### Stored data

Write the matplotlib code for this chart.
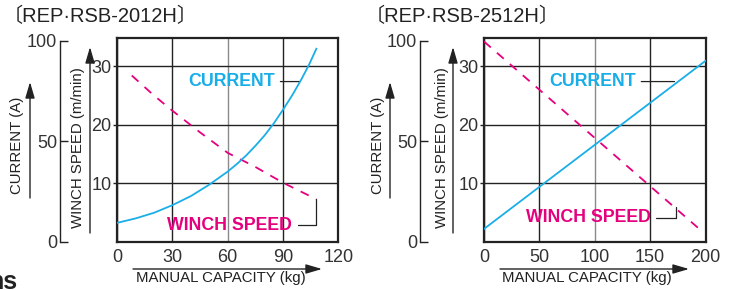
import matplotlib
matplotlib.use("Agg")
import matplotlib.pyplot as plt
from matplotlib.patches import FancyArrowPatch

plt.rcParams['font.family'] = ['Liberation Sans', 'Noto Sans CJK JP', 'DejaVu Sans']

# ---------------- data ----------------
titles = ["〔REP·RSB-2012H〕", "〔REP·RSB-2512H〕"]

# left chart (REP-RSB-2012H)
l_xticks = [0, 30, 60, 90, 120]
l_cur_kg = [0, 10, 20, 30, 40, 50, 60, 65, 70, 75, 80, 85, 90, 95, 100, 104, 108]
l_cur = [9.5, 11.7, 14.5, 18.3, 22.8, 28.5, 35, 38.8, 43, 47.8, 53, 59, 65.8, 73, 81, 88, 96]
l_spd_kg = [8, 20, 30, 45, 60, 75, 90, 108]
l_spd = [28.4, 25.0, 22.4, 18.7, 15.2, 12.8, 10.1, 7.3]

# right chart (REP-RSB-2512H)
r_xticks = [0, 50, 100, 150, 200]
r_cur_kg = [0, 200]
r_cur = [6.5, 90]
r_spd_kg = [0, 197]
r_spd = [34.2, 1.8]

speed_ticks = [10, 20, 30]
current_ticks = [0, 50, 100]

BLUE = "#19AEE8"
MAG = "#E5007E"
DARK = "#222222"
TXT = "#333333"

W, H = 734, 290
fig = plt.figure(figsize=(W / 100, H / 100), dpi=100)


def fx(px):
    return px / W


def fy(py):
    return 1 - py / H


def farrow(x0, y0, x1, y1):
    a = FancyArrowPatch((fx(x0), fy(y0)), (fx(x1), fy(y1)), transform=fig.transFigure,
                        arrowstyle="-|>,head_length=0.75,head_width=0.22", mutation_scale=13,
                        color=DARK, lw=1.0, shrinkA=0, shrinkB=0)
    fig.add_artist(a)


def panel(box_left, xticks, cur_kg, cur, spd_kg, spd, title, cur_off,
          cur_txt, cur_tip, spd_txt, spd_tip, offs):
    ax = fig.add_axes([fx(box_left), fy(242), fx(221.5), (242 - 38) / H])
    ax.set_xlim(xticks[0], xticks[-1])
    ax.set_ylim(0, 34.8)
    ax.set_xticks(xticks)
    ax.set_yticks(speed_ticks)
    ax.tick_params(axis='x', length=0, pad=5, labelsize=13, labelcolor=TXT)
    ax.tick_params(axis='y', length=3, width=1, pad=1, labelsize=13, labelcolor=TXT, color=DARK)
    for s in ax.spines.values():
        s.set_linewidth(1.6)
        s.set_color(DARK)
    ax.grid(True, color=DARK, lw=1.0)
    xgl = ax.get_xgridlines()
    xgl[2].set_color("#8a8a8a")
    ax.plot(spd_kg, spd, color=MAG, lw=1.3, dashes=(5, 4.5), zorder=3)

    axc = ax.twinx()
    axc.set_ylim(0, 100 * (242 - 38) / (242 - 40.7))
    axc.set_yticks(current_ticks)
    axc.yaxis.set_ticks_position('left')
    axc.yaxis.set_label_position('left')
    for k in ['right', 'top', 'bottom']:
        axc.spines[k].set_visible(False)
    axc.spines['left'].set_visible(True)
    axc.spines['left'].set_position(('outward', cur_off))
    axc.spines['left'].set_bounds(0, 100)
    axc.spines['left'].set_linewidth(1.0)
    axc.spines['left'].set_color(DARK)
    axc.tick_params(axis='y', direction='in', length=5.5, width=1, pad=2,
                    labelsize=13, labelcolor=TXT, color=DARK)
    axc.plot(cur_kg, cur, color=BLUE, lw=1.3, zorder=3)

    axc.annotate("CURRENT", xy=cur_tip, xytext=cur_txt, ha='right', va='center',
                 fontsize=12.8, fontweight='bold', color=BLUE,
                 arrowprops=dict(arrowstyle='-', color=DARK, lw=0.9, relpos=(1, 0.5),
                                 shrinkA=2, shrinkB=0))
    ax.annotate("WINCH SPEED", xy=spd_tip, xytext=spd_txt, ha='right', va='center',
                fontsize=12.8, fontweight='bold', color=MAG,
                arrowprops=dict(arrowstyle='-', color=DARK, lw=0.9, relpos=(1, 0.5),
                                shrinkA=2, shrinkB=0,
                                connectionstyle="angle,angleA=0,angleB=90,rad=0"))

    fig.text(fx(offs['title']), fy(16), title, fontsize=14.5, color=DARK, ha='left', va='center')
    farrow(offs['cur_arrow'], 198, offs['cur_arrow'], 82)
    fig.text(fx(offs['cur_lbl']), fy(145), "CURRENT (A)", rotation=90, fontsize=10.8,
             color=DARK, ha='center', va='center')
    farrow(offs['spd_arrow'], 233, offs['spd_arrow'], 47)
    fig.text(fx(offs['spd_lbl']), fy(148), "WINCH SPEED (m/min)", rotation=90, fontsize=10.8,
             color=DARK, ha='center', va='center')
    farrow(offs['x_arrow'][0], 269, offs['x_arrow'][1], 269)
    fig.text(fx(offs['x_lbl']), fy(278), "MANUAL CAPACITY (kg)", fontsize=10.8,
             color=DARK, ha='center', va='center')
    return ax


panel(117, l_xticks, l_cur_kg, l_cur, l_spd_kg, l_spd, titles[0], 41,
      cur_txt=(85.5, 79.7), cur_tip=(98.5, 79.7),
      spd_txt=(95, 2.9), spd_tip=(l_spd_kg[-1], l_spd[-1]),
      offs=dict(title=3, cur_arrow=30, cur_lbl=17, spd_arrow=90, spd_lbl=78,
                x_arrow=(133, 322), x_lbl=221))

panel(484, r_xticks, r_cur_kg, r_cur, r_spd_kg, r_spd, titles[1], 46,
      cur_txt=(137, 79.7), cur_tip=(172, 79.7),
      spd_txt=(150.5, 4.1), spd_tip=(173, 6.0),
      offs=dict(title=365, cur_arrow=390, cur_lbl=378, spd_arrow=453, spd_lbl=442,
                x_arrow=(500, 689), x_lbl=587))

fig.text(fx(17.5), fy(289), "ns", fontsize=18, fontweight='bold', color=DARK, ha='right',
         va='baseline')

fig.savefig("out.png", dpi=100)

### Challenge
Copy each line in full and exactly, omitting any picture.

### Exercise solution
Write the matplotlib code for this chart.
import matplotlib
matplotlib.use("Agg")
import matplotlib.pyplot as plt
from matplotlib.patches import FancyArrowPatch

plt.rcParams['font.family'] = ['Liberation Sans', 'Noto Sans CJK JP', 'DejaVu Sans']

# ---------------- data ----------------
titles = ["〔REP·RSB-2012H〕", "〔REP·RSB-2512H〕"]

# left chart (REP-RSB-2012H)
l_xticks = [0, 30, 60, 90, 120]
l_cur_kg = [0, 10, 20, 30, 40, 50, 60, 65, 70, 75, 80, 85, 90, 95, 100, 104, 108]
l_cur = [9.5, 11.7, 14.5, 18.3, 22.8, 28.5, 35, 38.8, 43, 47.8, 53, 59, 65.8, 73, 81, 88, 96]
l_spd_kg = [8, 20, 30, 45, 60, 75, 90, 108]
l_spd = [28.4, 25.0, 22.4, 18.7, 15.2, 12.8, 10.1, 7.3]

# right chart (REP-RSB-2512H)
r_xticks = [0, 50, 100, 150, 200]
r_cur_kg = [0, 200]
r_cur = [6.5, 90]
r_spd_kg = [0, 197]
r_spd = [34.2, 1.8]

speed_ticks = [10, 20, 30]
current_ticks = [0, 50, 100]

BLUE = "#19AEE8"
MAG = "#E5007E"
DARK = "#222222"
TXT = "#333333"

W, H = 734, 290
fig = plt.figure(figsize=(W / 100, H / 100), dpi=100)


def fx(px):
    return px / W


def fy(py):
    return 1 - py / H


def farrow(x0, y0, x1, y1):
    a = FancyArrowPatch((fx(x0), fy(y0)), (fx(x1), fy(y1)), transform=fig.transFigure,
                        arrowstyle="-|>,head_length=0.75,head_width=0.22", mutation_scale=13,
                        color=DARK, lw=1.0, shrinkA=0, shrinkB=0)
    fig.add_artist(a)


def panel(box_left, xticks, cur_kg, cur, spd_kg, spd, title, cur_off,
          cur_txt, cur_tip, spd_txt, spd_tip, offs):
    ax = fig.add_axes([fx(box_left), fy(242), fx(221.5), (242 - 38) / H])
    ax.set_xlim(xticks[0], xticks[-1])
    ax.set_ylim(0, 34.8)
    ax.set_xticks(xticks)
    ax.set_yticks(speed_ticks)
    ax.tick_params(axis='x', length=0, pad=5, labelsize=13, labelcolor=TXT)
    ax.tick_params(axis='y', length=3, width=1, pad=1, labelsize=13, labelcolor=TXT, color=DARK)
    for s in ax.spines.values():
        s.set_linewidth(1.6)
        s.set_color(DARK)
    ax.grid(True, color=DARK, lw=1.0)
    xgl = ax.get_xgridlines()
    xgl[2].set_color("#8a8a8a")
    ax.plot(spd_kg, spd, color=MAG, lw=1.3, dashes=(5, 4.5), zorder=3)

    axc = ax.twinx()
    axc.set_ylim(0, 100 * (242 - 38) / (242 - 40.7))
    axc.set_yticks(current_ticks)
    axc.yaxis.set_ticks_position('left')
    axc.yaxis.set_label_position('left')
    for k in ['right', 'top', 'bottom']:
        axc.spines[k].set_visible(False)
    axc.spines['left'].set_visible(True)
    axc.spines['left'].set_position(('outward', cur_off))
    axc.spines['left'].set_bounds(0, 100)
    axc.spines['left'].set_linewidth(1.0)
    axc.spines['left'].set_color(DARK)
    axc.tick_params(axis='y', direction='in', length=5.5, width=1, pad=2,
                    labelsize=13, labelcolor=TXT, color=DARK)
    axc.plot(cur_kg, cur, color=BLUE, lw=1.3, zorder=3)

    axc.annotate("CURRENT", xy=cur_tip, xytext=cur_txt, ha='right', va='center',
                 fontsize=12.8, fontweight='bold', color=BLUE,
                 arrowprops=dict(arrowstyle='-', color=DARK, lw=0.9, relpos=(1, 0.5),
                                 shrinkA=2, shrinkB=0))
    ax.annotate("WINCH SPEED", xy=spd_tip, xytext=spd_txt, ha='right', va='center',
                fontsize=12.8, fontweight='bold', color=MAG,
                arrowprops=dict(arrowstyle='-', color=DARK, lw=0.9, relpos=(1, 0.5),
                                shrinkA=2, shrinkB=0,
                                connectionstyle="angle,angleA=0,angleB=90,rad=0"))

    fig.text(fx(offs['title']), fy(16), title, fontsize=14.5, color=DARK, ha='left', va='center')
    farrow(offs['cur_arrow'], 198, offs['cur_arrow'], 82)
    fig.text(fx(offs['cur_lbl']), fy(145), "CURRENT (A)", rotation=90, fontsize=10.8,
             color=DARK, ha='center', va='center')
    farrow(offs['spd_arrow'], 233, offs['spd_arrow'], 47)
    fig.text(fx(offs['spd_lbl']), fy(148), "WINCH SPEED (m/min)", rotation=90, fontsize=10.8,
             color=DARK, ha='center', va='center')
    farrow(offs['x_arrow'][0], 269, offs['x_arrow'][1], 269)
    fig.text(fx(offs['x_lbl']), fy(278), "MANUAL CAPACITY (kg)", fontsize=10.8,
             color=DARK, ha='center', va='center')
    return ax


panel(117, l_xticks, l_cur_kg, l_cur, l_spd_kg, l_spd, titles[0], 41,
      cur_txt=(85.5, 79.7), cur_tip=(98.5, 79.7),
      spd_txt=(95, 2.9), spd_tip=(l_spd_kg[-1], l_spd[-1]),
      offs=dict(title=3, cur_arrow=30, cur_lbl=17, spd_arrow=90, spd_lbl=78,
                x_arrow=(133, 322), x_lbl=221))

panel(484, r_xticks, r_cur_kg, r_cur, r_spd_kg, r_spd, titles[1], 46,
      cur_txt=(137, 79.7), cur_tip=(172, 79.7),
      spd_txt=(150.5, 4.1), spd_tip=(173, 6.0),
      offs=dict(title=365, cur_arrow=390, cur_lbl=378, spd_arrow=453, spd_lbl=442,
                x_arrow=(500, 689), x_lbl=587))

fig.text(fx(17.5), fy(289), "ns", fontsize=18, fontweight='bold', color=DARK, ha='right',
         va='baseline')

fig.savefig("out.png", dpi=100)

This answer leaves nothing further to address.